Write out the full listing exactly as given, minus the images.

Stored items:
╔══

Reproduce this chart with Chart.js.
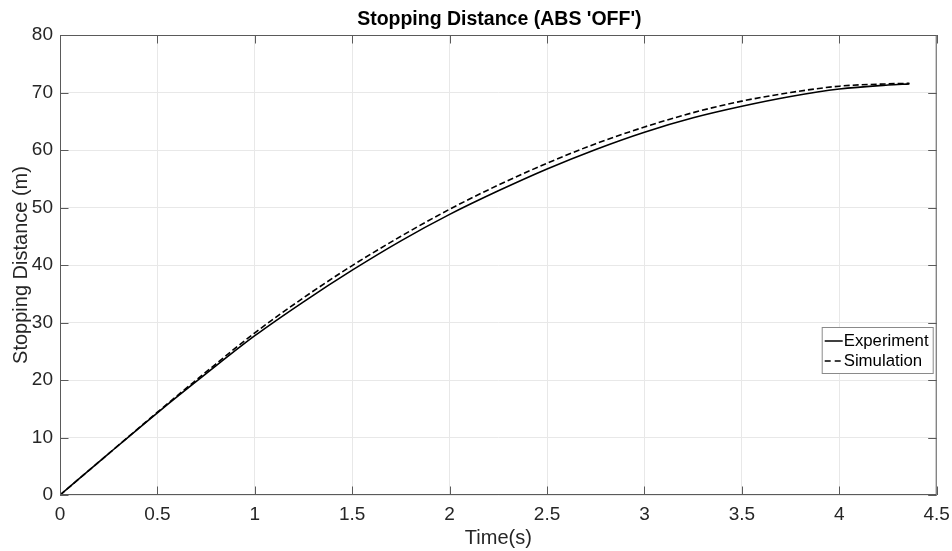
<!DOCTYPE html>
<html>
<head>
<meta charset="utf-8">
<script src="https://cdn.jsdelivr.net/npm/chart.js@4/dist/chart.umd.min.js"></script>
<style>
    html, body { margin: 0; padding: 0; background: #fff; }
</style>
</head>
<body>
<canvas id="stopChart" width="952" height="551"></canvas>
<script>
// data
const timeS = [0, 0.25, 0.5, 0.75, 1.0, 1.25, 1.5, 1.75, 2.0, 2.25, 2.5, 2.75, 3.0, 3.25, 3.5, 3.75, 4.0, 4.25, 4.36];
const experiment = [0, 7.2, 14.3, 21.1, 27.7, 33.6, 39.1, 44.2, 48.8, 52.9, 56.7, 60.1, 63.1, 65.6, 67.6, 69.3, 70.6, 71.3, 71.5];
const simulation = [0, 7.2, 14.4, 21.4, 28.2, 34.3, 39.9, 45.0, 49.7, 53.9, 57.7, 61.1, 64.0, 66.5, 68.5, 70.0, 71.1, 71.5, 71.6];
const xTicks = [0, 0.5, 1, 1.5, 2, 2.5, 3, 3.5, 4, 4.5];
const yTicks = [0, 10, 20, 30, 40, 50, 60, 70, 80];

const FONT = "'Liberation Sans', Arial, sans-serif";
const TXT = "#262626";

function toPoints(xs, ys) {
    return xs.map((x, i) => ({ x: x, y: ys[i] }));
}

// title centred over the axes, like matlab does
const titlePlugin = {
    id: "axTitle",
    afterDraw(chart) {
        const ctx = chart.ctx;
        const a = chart.chartArea;
        ctx.save();
        ctx.font = "bold 19.5px " + FONT;
        ctx.fillStyle = "#000";
        ctx.textAlign = "center";
        ctx.textBaseline = "middle";
        ctx.fillText("Stopping Distance (ABS 'OFF')", (a.left + a.right) / 2 + 1, a.top - 15);
        ctx.restore();
    }
};

// box + inward tick marks on all four sides
const boxPlugin = {
    id: "axBox",
    afterDatasetsDraw(chart) {
        const ctx = chart.ctx;
        const a = chart.chartArea;
        const xs = chart.scales.x, ys = chart.scales.y;
        const len = 8.5;
        ctx.save();
        ctx.strokeStyle = "#5a5a5a";
        ctx.lineWidth = 1;
        ctx.strokeRect(a.left + 0.5, a.top + 0.5, a.right - a.left - 1, a.bottom - a.top - 1);
        ctx.beginPath();
        xTicks.forEach((t) => {
            const px = Math.round(xs.getPixelForValue(t)) + 0.5;
            ctx.moveTo(px, a.bottom); ctx.lineTo(px, a.bottom - len);
            ctx.moveTo(px, a.top); ctx.lineTo(px, a.top + len);
        });
        yTicks.forEach((v) => {
            const py = Math.round(ys.getPixelForValue(v)) + 0.5;
            ctx.moveTo(a.left, py); ctx.lineTo(a.left + len, py);
            ctx.moveTo(a.right, py); ctx.lineTo(a.right - len, py);
        });
        ctx.stroke();
        ctx.restore();
    }
};

// legend box inside the axes, right side
const legendPlugin = {
    id: "axLegend",
    afterDraw(chart) {
        const ctx = chart.ctx;
        const a = chart.chartArea;
        const w = 111, h = 46;
        const x = a.right - 4 - w, y = a.top + 292;
        ctx.save();
        ctx.fillStyle = "#fff";
        ctx.fillRect(x, y, w, h);
        ctx.strokeStyle = "#8a8a8a";
        ctx.lineWidth = 1;
        ctx.strokeRect(x + 0.5, y + 0.5, w, h);
        ctx.font = "16.8px " + FONT;
        ctx.textBaseline = "middle";
        chart.data.datasets.forEach((ds, i) => {
            const cy = y + 14 + i * 20;
            ctx.strokeStyle = "#000";
            ctx.lineWidth = 1.5;
            ctx.setLineDash(ds.borderDash ? [6, 4] : []);
            ctx.beginPath();
            ctx.moveTo(x + 3, cy);
            ctx.lineTo(x + 21, cy);
            ctx.stroke();
            ctx.setLineDash([]);
            ctx.fillStyle = "#000";
            ctx.fillText(ds.label, x + 22, cy);
        });
        ctx.restore();
    }
};

var ctx = document.getElementById("stopChart").getContext("2d");
var stopChart = new Chart(ctx, {
    type: "scatter",
    data: {
        datasets: [
            {
                label: "Experiment",
                data: toPoints(timeS, experiment),
                showLine: true,
                borderColor: "#000",
                borderWidth: 1.6,
                pointRadius: 0,
                cubicInterpolationMode: "monotone",
            },
            {
                label: "Simulation",
                data: toPoints(timeS, simulation),
                showLine: true,
                borderColor: "#000",
                borderWidth: 1.6,
                borderDash: [6, 3],
                pointRadius: 0,
                cubicInterpolationMode: "monotone",
            },
        ],
    },
    options: {
        responsive: false,
        animation: false,
        layout: { padding: { top: 35, right: 15.3, left: 0, bottom: 0 } },
        plugins: {
            legend: { display: false },
            tooltip: { enabled: false },
        },
        scales: {
            x: {
                type: "linear",
                min: 0,
                max: 4.5,
                afterBuildTicks: (s) => { s.ticks = xTicks.map((v) => ({ value: v })); },
                afterFit: (s) => {
                    s.height = 56;
                    s.paddingLeft = 0;
                    s.paddingRight = 0;
                },
                grid: { color: "#e8e8e8", drawTicks: false },
                border: { display: false },
                ticks: {
                    padding: 8,
                    color: TXT,
                    font: { family: FONT, size: 19 },
                    maxRotation: 0,
                    callback: (v) => String(v),
                },
                title: {
                    display: true,
                    text: "Time(s)",
                    color: TXT,
                    font: { family: FONT, size: 20 },
                    padding: { top: 0, bottom: 1 },
                },
            },
            y: {
                min: 0,
                max: 80,
                afterBuildTicks: (s) => { s.ticks = yTicks.map((v) => ({ value: v })); },
                afterFit: (s) => {
                    s.width = 60;
                    s.paddingTop = 0;
                    s.paddingBottom = 0;
                },
                grid: { color: "#e8e8e8", drawTicks: false },
                border: { display: false },
                ticks: {
                    padding: 7,
                    color: TXT,
                    font: { family: FONT, size: 19 },
                    callback: (v) => String(v),
                },
                title: {
                    display: true,
                    text: "Stopping Distance (m)",
                    color: TXT,
                    font: { family: FONT, size: 20 },
                    padding: { top: 9, bottom: 0 },
                },
            },
        },
    },
    plugins: [titlePlugin, boxPlugin, legendPlugin],
});
</script>
</body>
</html>
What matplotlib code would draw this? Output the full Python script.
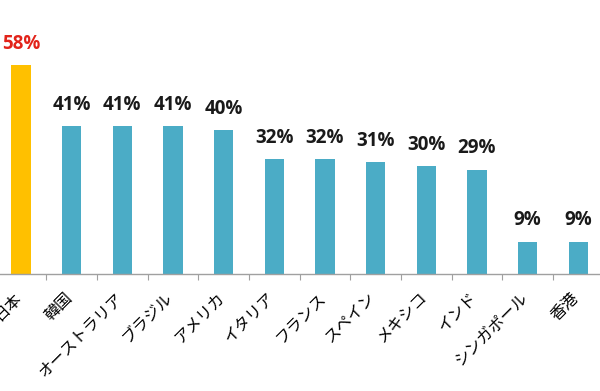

╚══

Response to the exercise:
Reproduce this chart with Chart.js.
<!DOCTYPE html>
<html>
<head>
<meta charset="utf-8">
<script src="https://cdn.jsdelivr.net/npm/chart.js@4/dist/chart.umd.min.js"></script>
<style>
    html, body { margin: 0; padding: 0; background: #fff; }
</style>
</head>
<body>
<canvas id="stopChart" width="952" height="551"></canvas>
<script>
// data
const timeS = [0, 0.25, 0.5, 0.75, 1.0, 1.25, 1.5, 1.75, 2.0, 2.25, 2.5, 2.75, 3.0, 3.25, 3.5, 3.75, 4.0, 4.25, 4.36];
const experiment = [0, 7.2, 14.3, 21.1, 27.7, 33.6, 39.1, 44.2, 48.8, 52.9, 56.7, 60.1, 63.1, 65.6, 67.6, 69.3, 70.6, 71.3, 71.5];
const simulation = [0, 7.2, 14.4, 21.4, 28.2, 34.3, 39.9, 45.0, 49.7, 53.9, 57.7, 61.1, 64.0, 66.5, 68.5, 70.0, 71.1, 71.5, 71.6];
const xTicks = [0, 0.5, 1, 1.5, 2, 2.5, 3, 3.5, 4, 4.5];
const yTicks = [0, 10, 20, 30, 40, 50, 60, 70, 80];

const FONT = "'Liberation Sans', Arial, sans-serif";
const TXT = "#262626";

function toPoints(xs, ys) {
    return xs.map((x, i) => ({ x: x, y: ys[i] }));
}

// title centred over the axes, like matlab does
const titlePlugin = {
    id: "axTitle",
    afterDraw(chart) {
        const ctx = chart.ctx;
        const a = chart.chartArea;
        ctx.save();
        ctx.font = "bold 19.5px " + FONT;
        ctx.fillStyle = "#000";
        ctx.textAlign = "center";
        ctx.textBaseline = "middle";
        ctx.fillText("Stopping Distance (ABS 'OFF')", (a.left + a.right) / 2 + 1, a.top - 15);
        ctx.restore();
    }
};

// box + inward tick marks on all four sides
const boxPlugin = {
    id: "axBox",
    afterDatasetsDraw(chart) {
        const ctx = chart.ctx;
        const a = chart.chartArea;
        const xs = chart.scales.x, ys = chart.scales.y;
        const len = 8.5;
        ctx.save();
        ctx.strokeStyle = "#5a5a5a";
        ctx.lineWidth = 1;
        ctx.strokeRect(a.left + 0.5, a.top + 0.5, a.right - a.left - 1, a.bottom - a.top - 1);
        ctx.beginPath();
        xTicks.forEach((t) => {
            const px = Math.round(xs.getPixelForValue(t)) + 0.5;
            ctx.moveTo(px, a.bottom); ctx.lineTo(px, a.bottom - len);
            ctx.moveTo(px, a.top); ctx.lineTo(px, a.top + len);
        });
        yTicks.forEach((v) => {
            const py = Math.round(ys.getPixelForValue(v)) + 0.5;
            ctx.moveTo(a.left, py); ctx.lineTo(a.left + len, py);
            ctx.moveTo(a.right, py); ctx.lineTo(a.right - len, py);
        });
        ctx.stroke();
        ctx.restore();
    }
};

// legend box inside the axes, right side
const legendPlugin = {
    id: "axLegend",
    afterDraw(chart) {
        const ctx = chart.ctx;
        const a = chart.chartArea;
        const w = 111, h = 46;
        const x = a.right - 4 - w, y = a.top + 292;
        ctx.save();
        ctx.fillStyle = "#fff";
        ctx.fillRect(x, y, w, h);
        ctx.strokeStyle = "#8a8a8a";
        ctx.lineWidth = 1;
        ctx.strokeRect(x + 0.5, y + 0.5, w, h);
        ctx.font = "16.8px " + FONT;
        ctx.textBaseline = "middle";
        chart.data.datasets.forEach((ds, i) => {
            const cy = y + 14 + i * 20;
            ctx.strokeStyle = "#000";
            ctx.lineWidth = 1.5;
            ctx.setLineDash(ds.borderDash ? [6, 4] : []);
            ctx.beginPath();
            ctx.moveTo(x + 3, cy);
            ctx.lineTo(x + 21, cy);
            ctx.stroke();
            ctx.setLineDash([]);
            ctx.fillStyle = "#000";
            ctx.fillText(ds.label, x + 22, cy);
        });
        ctx.restore();
    }
};

var ctx = document.getElementById("stopChart").getContext("2d");
var stopChart = new Chart(ctx, {
    type: "scatter",
    data: {
        datasets: [
            {
                label: "Experiment",
                data: toPoints(timeS, experiment),
                showLine: true,
                borderColor: "#000",
                borderWidth: 1.6,
                pointRadius: 0,
                cubicInterpolationMode: "monotone",
            },
            {
                label: "Simulation",
                data: toPoints(timeS, simulation),
                showLine: true,
                borderColor: "#000",
                borderWidth: 1.6,
                borderDash: [6, 3],
                pointRadius: 0,
                cubicInterpolationMode: "monotone",
            },
        ],
    },
    options: {
        responsive: false,
        animation: false,
        layout: { padding: { top: 35, right: 15.3, left: 0, bottom: 0 } },
        plugins: {
            legend: { display: false },
            tooltip: { enabled: false },
        },
        scales: {
            x: {
                type: "linear",
                min: 0,
                max: 4.5,
                afterBuildTicks: (s) => { s.ticks = xTicks.map((v) => ({ value: v })); },
                afterFit: (s) => {
                    s.height = 56;
                    s.paddingLeft = 0;
                    s.paddingRight = 0;
                },
                grid: { color: "#e8e8e8", drawTicks: false },
                border: { display: false },
                ticks: {
                    padding: 8,
                    color: TXT,
                    font: { family: FONT, size: 19 },
                    maxRotation: 0,
                    callback: (v) => String(v),
                },
                title: {
                    display: true,
                    text: "Time(s)",
                    color: TXT,
                    font: { family: FONT, size: 20 },
                    padding: { top: 0, bottom: 1 },
                },
            },
            y: {
                min: 0,
                max: 80,
                afterBuildTicks: (s) => { s.ticks = yTicks.map((v) => ({ value: v })); },
                afterFit: (s) => {
                    s.width = 60;
                    s.paddingTop = 0;
                    s.paddingBottom = 0;
                },
                grid: { color: "#e8e8e8", drawTicks: false },
                border: { display: false },
                ticks: {
                    padding: 7,
                    color: TXT,
                    font: { family: FONT, size: 19 },
                    callback: (v) => String(v),
                },
                title: {
                    display: true,
                    text: "Stopping Distance (m)",
                    color: TXT,
                    font: { family: FONT, size: 20 },
                    padding: { top: 9, bottom: 0 },
                },
            },
        },
    },
    plugins: [titlePlugin, boxPlugin, legendPlugin],
});
</script>
</body>
</html>
What matplotlib code would draw this? Output the full Python script.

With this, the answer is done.